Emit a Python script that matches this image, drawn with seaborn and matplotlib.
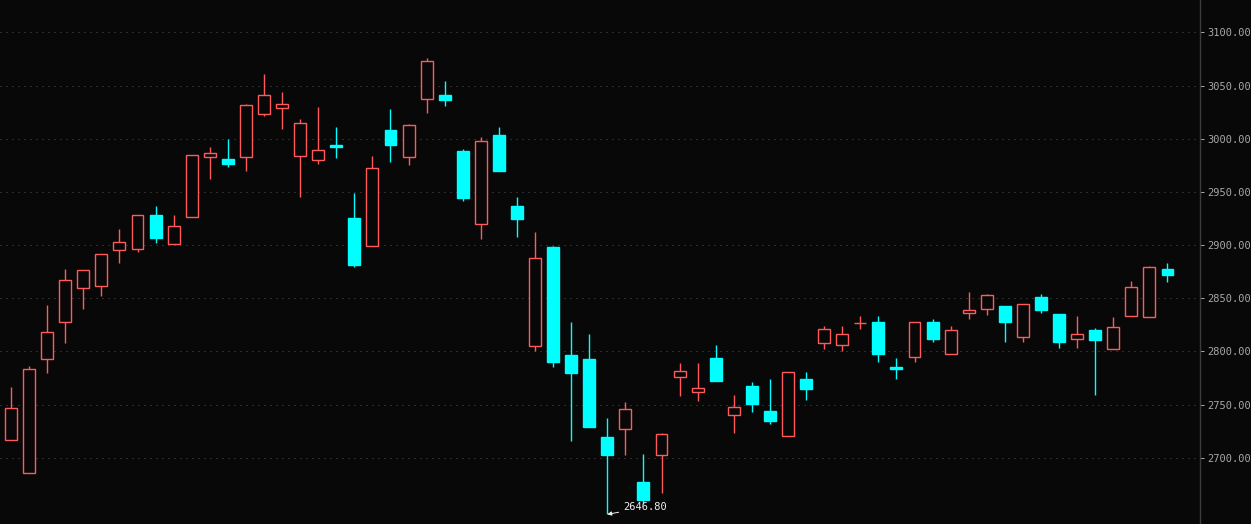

...

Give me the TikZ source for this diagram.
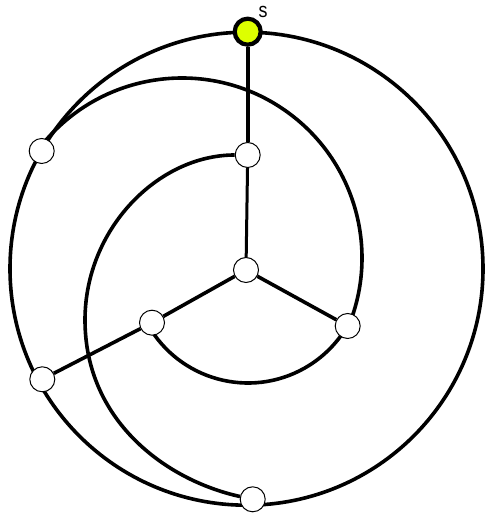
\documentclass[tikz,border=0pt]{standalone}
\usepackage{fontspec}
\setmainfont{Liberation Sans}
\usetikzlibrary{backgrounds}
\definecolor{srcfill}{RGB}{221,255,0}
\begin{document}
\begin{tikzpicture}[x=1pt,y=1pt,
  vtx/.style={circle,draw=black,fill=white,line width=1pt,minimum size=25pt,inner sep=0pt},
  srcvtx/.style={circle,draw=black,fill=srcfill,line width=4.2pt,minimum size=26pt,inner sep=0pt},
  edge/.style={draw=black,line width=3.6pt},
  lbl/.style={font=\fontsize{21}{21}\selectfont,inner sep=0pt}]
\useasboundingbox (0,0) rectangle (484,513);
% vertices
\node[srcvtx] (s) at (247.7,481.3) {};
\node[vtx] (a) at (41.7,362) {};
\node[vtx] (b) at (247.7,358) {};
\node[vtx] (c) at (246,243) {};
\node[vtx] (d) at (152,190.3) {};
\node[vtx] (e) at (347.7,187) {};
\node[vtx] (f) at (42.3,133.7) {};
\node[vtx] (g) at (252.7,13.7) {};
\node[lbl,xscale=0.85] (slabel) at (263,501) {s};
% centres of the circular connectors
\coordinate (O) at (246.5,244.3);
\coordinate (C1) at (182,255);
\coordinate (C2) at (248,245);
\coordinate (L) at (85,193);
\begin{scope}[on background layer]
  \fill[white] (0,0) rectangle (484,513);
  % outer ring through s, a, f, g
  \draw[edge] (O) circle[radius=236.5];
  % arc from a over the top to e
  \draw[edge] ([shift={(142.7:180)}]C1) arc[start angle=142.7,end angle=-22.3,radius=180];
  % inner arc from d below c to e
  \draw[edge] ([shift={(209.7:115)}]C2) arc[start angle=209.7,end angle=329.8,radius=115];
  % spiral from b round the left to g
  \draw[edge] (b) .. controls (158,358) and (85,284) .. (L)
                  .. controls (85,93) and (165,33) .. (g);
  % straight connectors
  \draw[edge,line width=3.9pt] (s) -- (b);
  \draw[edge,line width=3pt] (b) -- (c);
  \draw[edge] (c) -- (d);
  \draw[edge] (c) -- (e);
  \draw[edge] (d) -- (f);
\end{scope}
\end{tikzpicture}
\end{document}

● **Problem description**
Among the lines of the data, identify those with the word "this". Copy each of them.

● **Answer to the exercise**
Emit a Python script that matches this image, drawn with seaborn and matplotlib.
Give me the TikZ source for this diagram.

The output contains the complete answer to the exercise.